Task goal » Omit any picture, and return the remaining data exactly as written.

[begin Data block]

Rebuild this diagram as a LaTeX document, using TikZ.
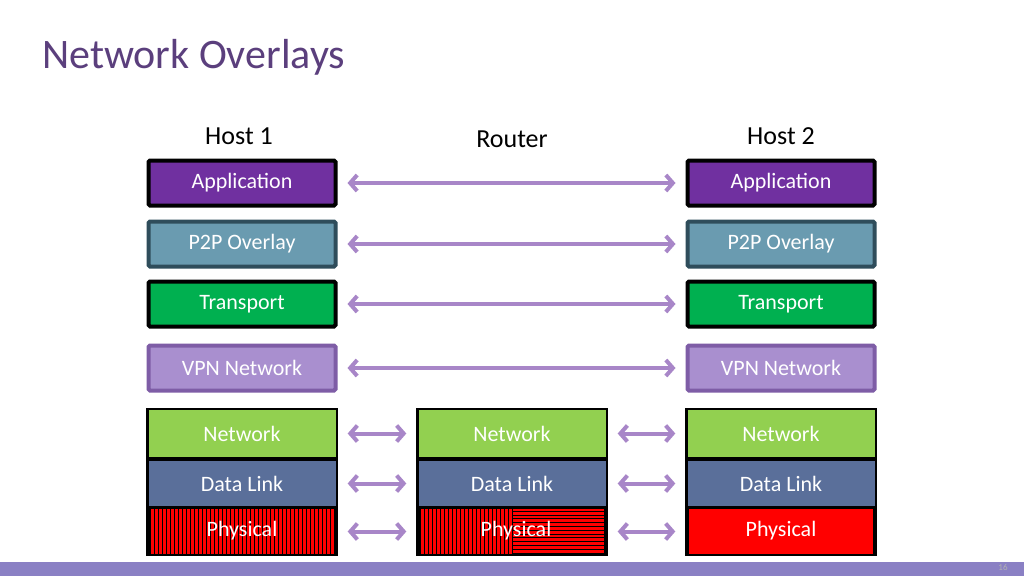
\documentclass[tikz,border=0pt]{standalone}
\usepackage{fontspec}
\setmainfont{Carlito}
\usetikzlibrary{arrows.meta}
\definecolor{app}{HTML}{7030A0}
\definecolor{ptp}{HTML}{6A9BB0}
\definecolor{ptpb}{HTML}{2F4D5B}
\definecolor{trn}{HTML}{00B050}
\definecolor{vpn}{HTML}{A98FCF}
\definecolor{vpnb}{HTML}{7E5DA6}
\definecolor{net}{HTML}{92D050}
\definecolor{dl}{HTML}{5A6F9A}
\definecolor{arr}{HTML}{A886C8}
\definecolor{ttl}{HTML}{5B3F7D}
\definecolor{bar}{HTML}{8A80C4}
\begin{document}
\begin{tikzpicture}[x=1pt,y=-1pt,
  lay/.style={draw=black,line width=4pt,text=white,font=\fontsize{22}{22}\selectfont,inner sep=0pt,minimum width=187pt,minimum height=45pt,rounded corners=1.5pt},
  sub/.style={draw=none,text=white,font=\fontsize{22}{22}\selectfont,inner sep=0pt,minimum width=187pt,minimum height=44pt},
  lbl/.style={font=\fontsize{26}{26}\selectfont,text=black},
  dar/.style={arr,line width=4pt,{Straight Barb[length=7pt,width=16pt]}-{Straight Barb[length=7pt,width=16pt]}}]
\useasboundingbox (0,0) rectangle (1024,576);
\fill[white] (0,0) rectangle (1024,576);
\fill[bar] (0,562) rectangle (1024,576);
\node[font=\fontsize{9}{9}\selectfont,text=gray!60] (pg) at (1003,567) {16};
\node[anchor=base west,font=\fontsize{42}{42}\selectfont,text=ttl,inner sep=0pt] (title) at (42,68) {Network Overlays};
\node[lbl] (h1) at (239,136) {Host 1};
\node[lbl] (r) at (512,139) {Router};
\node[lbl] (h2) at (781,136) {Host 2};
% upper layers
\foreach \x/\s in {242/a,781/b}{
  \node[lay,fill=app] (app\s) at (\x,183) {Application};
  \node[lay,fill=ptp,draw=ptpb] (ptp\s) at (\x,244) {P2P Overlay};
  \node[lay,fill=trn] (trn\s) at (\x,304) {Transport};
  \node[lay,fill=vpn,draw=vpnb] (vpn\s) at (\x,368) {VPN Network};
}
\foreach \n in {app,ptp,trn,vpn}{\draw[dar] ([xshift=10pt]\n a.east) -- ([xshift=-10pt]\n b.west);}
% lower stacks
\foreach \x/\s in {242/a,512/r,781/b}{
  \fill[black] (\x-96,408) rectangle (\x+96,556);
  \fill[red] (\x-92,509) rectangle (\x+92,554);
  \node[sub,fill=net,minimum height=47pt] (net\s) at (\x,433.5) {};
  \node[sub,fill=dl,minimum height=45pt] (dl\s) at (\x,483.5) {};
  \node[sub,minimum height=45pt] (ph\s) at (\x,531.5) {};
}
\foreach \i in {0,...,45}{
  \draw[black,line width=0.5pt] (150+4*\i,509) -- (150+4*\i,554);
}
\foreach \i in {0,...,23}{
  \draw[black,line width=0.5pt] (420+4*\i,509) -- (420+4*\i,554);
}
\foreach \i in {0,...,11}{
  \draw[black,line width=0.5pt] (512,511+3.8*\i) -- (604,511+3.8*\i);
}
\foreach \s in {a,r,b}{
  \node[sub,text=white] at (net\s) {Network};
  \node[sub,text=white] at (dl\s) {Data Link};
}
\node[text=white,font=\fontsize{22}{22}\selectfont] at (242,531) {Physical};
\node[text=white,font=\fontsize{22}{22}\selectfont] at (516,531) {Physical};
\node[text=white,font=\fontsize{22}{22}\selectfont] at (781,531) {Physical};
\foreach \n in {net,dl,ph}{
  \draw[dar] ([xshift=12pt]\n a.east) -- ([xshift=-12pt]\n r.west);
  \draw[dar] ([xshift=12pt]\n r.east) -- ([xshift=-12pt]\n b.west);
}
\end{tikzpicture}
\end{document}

[end Data block]

Expected answer »
Rebuild this diagram as a LaTeX document, using TikZ.
\documentclass[tikz,border=0pt]{standalone}
\usepackage{fontspec}
\setmainfont{Carlito}
\usetikzlibrary{arrows.meta}
\definecolor{app}{HTML}{7030A0}
\definecolor{ptp}{HTML}{6A9BB0}
\definecolor{ptpb}{HTML}{2F4D5B}
\definecolor{trn}{HTML}{00B050}
\definecolor{vpn}{HTML}{A98FCF}
\definecolor{vpnb}{HTML}{7E5DA6}
\definecolor{net}{HTML}{92D050}
\definecolor{dl}{HTML}{5A6F9A}
\definecolor{arr}{HTML}{A886C8}
\definecolor{ttl}{HTML}{5B3F7D}
\definecolor{bar}{HTML}{8A80C4}
\begin{document}
\begin{tikzpicture}[x=1pt,y=-1pt,
  lay/.style={draw=black,line width=4pt,text=white,font=\fontsize{22}{22}\selectfont,inner sep=0pt,minimum width=187pt,minimum height=45pt,rounded corners=1.5pt},
  sub/.style={draw=none,text=white,font=\fontsize{22}{22}\selectfont,inner sep=0pt,minimum width=187pt,minimum height=44pt},
  lbl/.style={font=\fontsize{26}{26}\selectfont,text=black},
  dar/.style={arr,line width=4pt,{Straight Barb[length=7pt,width=16pt]}-{Straight Barb[length=7pt,width=16pt]}}]
\useasboundingbox (0,0) rectangle (1024,576);
\fill[white] (0,0) rectangle (1024,576);
\fill[bar] (0,562) rectangle (1024,576);
\node[font=\fontsize{9}{9}\selectfont,text=gray!60] (pg) at (1003,567) {16};
\node[anchor=base west,font=\fontsize{42}{42}\selectfont,text=ttl,inner sep=0pt] (title) at (42,68) {Network Overlays};
\node[lbl] (h1) at (239,136) {Host 1};
\node[lbl] (r) at (512,139) {Router};
\node[lbl] (h2) at (781,136) {Host 2};
% upper layers
\foreach \x/\s in {242/a,781/b}{
  \node[lay,fill=app] (app\s) at (\x,183) {Application};
  \node[lay,fill=ptp,draw=ptpb] (ptp\s) at (\x,244) {P2P Overlay};
  \node[lay,fill=trn] (trn\s) at (\x,304) {Transport};
  \node[lay,fill=vpn,draw=vpnb] (vpn\s) at (\x,368) {VPN Network};
}
\foreach \n in {app,ptp,trn,vpn}{\draw[dar] ([xshift=10pt]\n a.east) -- ([xshift=-10pt]\n b.west);}
% lower stacks
\foreach \x/\s in {242/a,512/r,781/b}{
  \fill[black] (\x-96,408) rectangle (\x+96,556);
  \fill[red] (\x-92,509) rectangle (\x+92,554);
  \node[sub,fill=net,minimum height=47pt] (net\s) at (\x,433.5) {};
  \node[sub,fill=dl,minimum height=45pt] (dl\s) at (\x,483.5) {};
  \node[sub,minimum height=45pt] (ph\s) at (\x,531.5) {};
}
\foreach \i in {0,...,45}{
  \draw[black,line width=0.5pt] (150+4*\i,509) -- (150+4*\i,554);
}
\foreach \i in {0,...,23}{
  \draw[black,line width=0.5pt] (420+4*\i,509) -- (420+4*\i,554);
}
\foreach \i in {0,...,11}{
  \draw[black,line width=0.5pt] (512,511+3.8*\i) -- (604,511+3.8*\i);
}
\foreach \s in {a,r,b}{
  \node[sub,text=white] at (net\s) {Network};
  \node[sub,text=white] at (dl\s) {Data Link};
}
\node[text=white,font=\fontsize{22}{22}\selectfont] at (242,531) {Physical};
\node[text=white,font=\fontsize{22}{22}\selectfont] at (516,531) {Physical};
\node[text=white,font=\fontsize{22}{22}\selectfont] at (781,531) {Physical};
\foreach \n in {net,dl,ph}{
  \draw[dar] ([xshift=12pt]\n a.east) -- ([xshift=-12pt]\n r.west);
  \draw[dar] ([xshift=12pt]\n r.east) -- ([xshift=-12pt]\n b.west);
}
\end{tikzpicture}
\end{document}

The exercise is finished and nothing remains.